The UC Digital Humanities Programme is pleased to announce ‘A Conversation with Professor Harold Short’, Professor of Digital Humanities at King’s College London and the University of Western Sydney. This is an excellent opportunity for anyone interested in the Digital Humanities to discuss the present and future of this exciting field with one of the most experienced and respected practitioners in the world. All welcome.

When: April 8th, 2014, 3.30 – 4.30 pm.

Where: University of Canterbury, History Building, room 508.

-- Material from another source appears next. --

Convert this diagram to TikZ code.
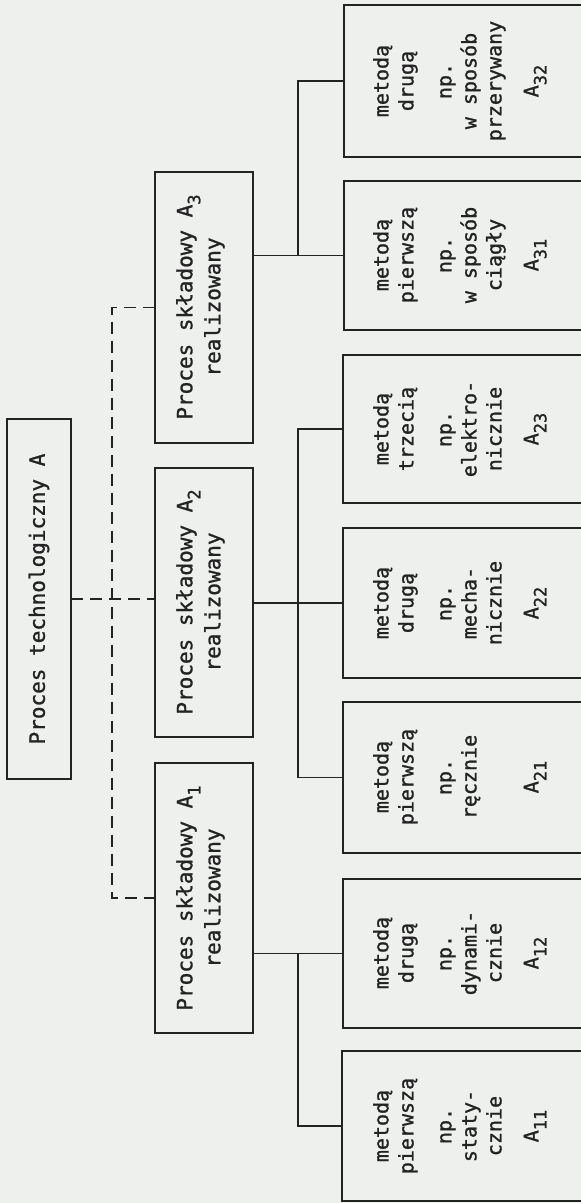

Harold Short is Professor of Humanities Computing at King’s College London, and a Visiting Professor at the University of Western Sydney in the newly established Digital Humanities Research Group, which is based in the School of Humanities and Communication Arts. At King’s, Professor Short founded and directed the Centre for Computing in the Humanities, now the Department of Digital Humanities, of which he was the Head until his retirement in 2010.

He is a former Chair of both the European Association for Digital Humanities (formerly the Association for Literary and Linguistic Computing), and the Alliance of Digital Humanities Organisations in which he has a continuing role in supporting the development of digital humanities associations world-wide. He is a general editor of the Ashgate series <Digital Research in the Arts and Humanities>.

During his time at King’s he was involved in the development of three MA programmes in the Digital Humanities: Digital Humanities, Digital Culture and Society and Digital Asset Management. He worked with Willard McCarty and other colleagues in developing the world’s first PhD programme in Digital Humanities, launched in 2005.

At King’s he also played a major role in a number of large-scale inter-disciplinary research projects, and his continuing research focus is on the collaborative space at the discipline boundaries. He is also keenly interested in the institutional structures to support such collaborations, and in the development of a truly global community of digital humanities scholars and activities.